State the formula for calculating intensity.

Answer 21

I = P/A

Question 22

State the different and compare techniques used to prove the wave/ particle nature of photons.

Answer 22

Diffraction and superposition of light relies on the radiation acting as a wave, but the photoelectric effect relies on it acting as a discrete photon.

Question 23

State debroglie’s postulate.

Answer 23

De Broglie realised that all matter can exhibit both wave and particle properties, and the wavelength associated with a particle is inversely proportional to its momentum.

Question 24

State the equation liking wavelength and plank’s constant.

Answer 24

λ = h/p = h/mv

Question 25

When can the wavelength equation be applied?

Answer 25

This equation can be applied to all particles with mass.
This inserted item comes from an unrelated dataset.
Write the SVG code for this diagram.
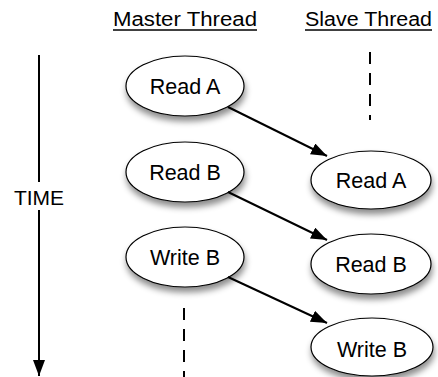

As the mass of the particle increases, the wavelength decreases, so it becomes harder to observe wavelike properties.

Question 26

Describe the wave and particle nature of electrons.

Answer 26

They can be accelerated and deflected by an electric and magnetic fired, which is behaviour associated with particles, however, they can also be diffracted.

Question 27

How can you produce a diffraction grating of a beam of electrons.

Answer 27

When a beam of electrons is fired at a thin polycrystalline graphite, the electrons are diffracted by the gap between atoms, and produce a diffraction pattern when they hit a screen. The diffraction is a property of waves.

Question 28

How do scientists distinguish EM spectra of different elements?

Answer 28

Each element has its own set of energy levels.

Question 29

Describe and explain why the energy associated with energy levels are negative.

Answer 29

All energy level values are negative, with the ground state being the most negative. An electron is completely free form an atom when it has energy equal to zero. This negative sign is used to represent the energy required to be inputted to remove the electron from the atom.

Question 30

Define the emission line spectra.

Answer 30

Each element produces a unique emission line spectrum because of the unique set of energy levels associated with its electrons. It appears as a series of coloured lines on a black background.

Question 31

Define the absorption line spectra.

Answer 31

A series of black spectral lines on a coloured background, which corresponds to the wavelengths of light used to excite the electrons in that atom’s element. The black lines are the same wavelength of light emitted when the electrons are de-excited.

Question 32

define a continuous spectra.

Answer 32

All visible wavelengths of light are present. They are produced by atoms of solid heated metals or by atoms under high pressure.

Question 33

State the formula for calculating the energy of a photon.

Answer 33

The energy of a photon is given by the formula E = hf.

Question 34

Define spectroscopy.

Answer 34

Spectroscopy is a technique used to identify elements based on the wavelengths of light emitted when the atoms in a gas are de-excited.

Question 35

Define ionisation energy.

Answer 35

Ionisation energy is the minimum amount of energy required to ionise an atom of hydrogen in its ground state.